I have already begun to venture outside the boundaries of my culinary norms with the discovery and joy of mushroom hunting last autumn.  I have never been a fan of cooked mushrooms due to their slimy appearance and texture, but realised that by developing a closer relationship to my food and also to nature, I became less repulsed and actually began to enjoy the smell and then taste of freshly-picked wild mushrooms.  Initially I would just help search for them, but later found it a bit of a shame to spend time collecting them without getting to savour the final product.  Now, not only have I been regularly eating mushrooms, but the proportion of my food that comes directly from nature and the garden as opposed to the supermarket has significantly risen, although remains relatively small for the time being.

I find it strange how something so important as the production of food has become so obscure and alien to the general population.  Not only are people ignorant of how to prepare their own food, they are also oblivious to the origins of their ready meals and constituents, and children fail to correctly identify vegetables, let alone know how to grow them themselves.

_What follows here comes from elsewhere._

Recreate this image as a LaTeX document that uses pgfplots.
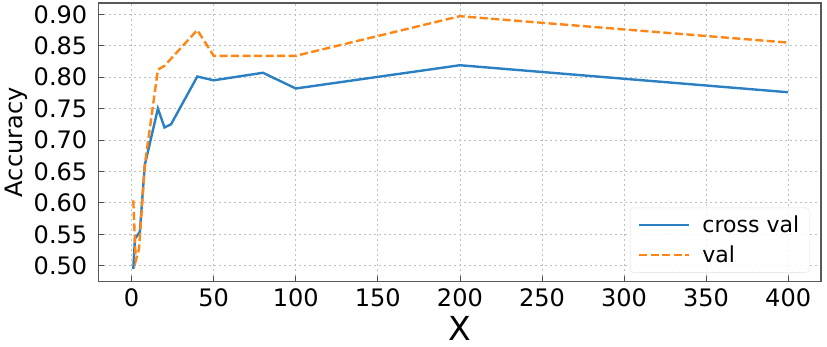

There appears to be a great source of untapped personal power, respect and gratitude in cultivating a more food-centric culture that re-connects humans to the earth through healthier (for body and mind) practices for eating and consuming.  Instead of merely waiting at the table with an eager knife and fork, the human must re-invest himself in all parts of the process.

Before beginning my foodless journey I had read that when fasting for a week or more the first days are the most difficult and then things het easier, but in my experience it was the opposite.  In the beginning I was able to function normally, to exercise and continue my daily routine without much difficulty and with a clear head.  As the week progressed I became much weaker and my calves felt like every step was a workout for some reason, and time itself slowed to a crawl.  Standing made me dizzy and I lost the desire to do anything, remaining seated and relatively motionless during the final days.  Strangely, throughout the fast I woke up before sunrise and didn’t feel like I needed as much sleep as before, despite being physically weaker.

I decided to end my fast early as I felt that there was nothing more to be gained from continuing in such a state, so on the morning of the 6th October, six and a half days after my improvised fast began I ate a banana.  That very instant I began to feel life return to my body, and I realised that this was the closest I had ever come to dying.

A week later and now everything seems like ancient history: distant and impersonal, yet I have created new boundaries for myself by removing one of life’s most essential comforts, and in the process altered my perspective.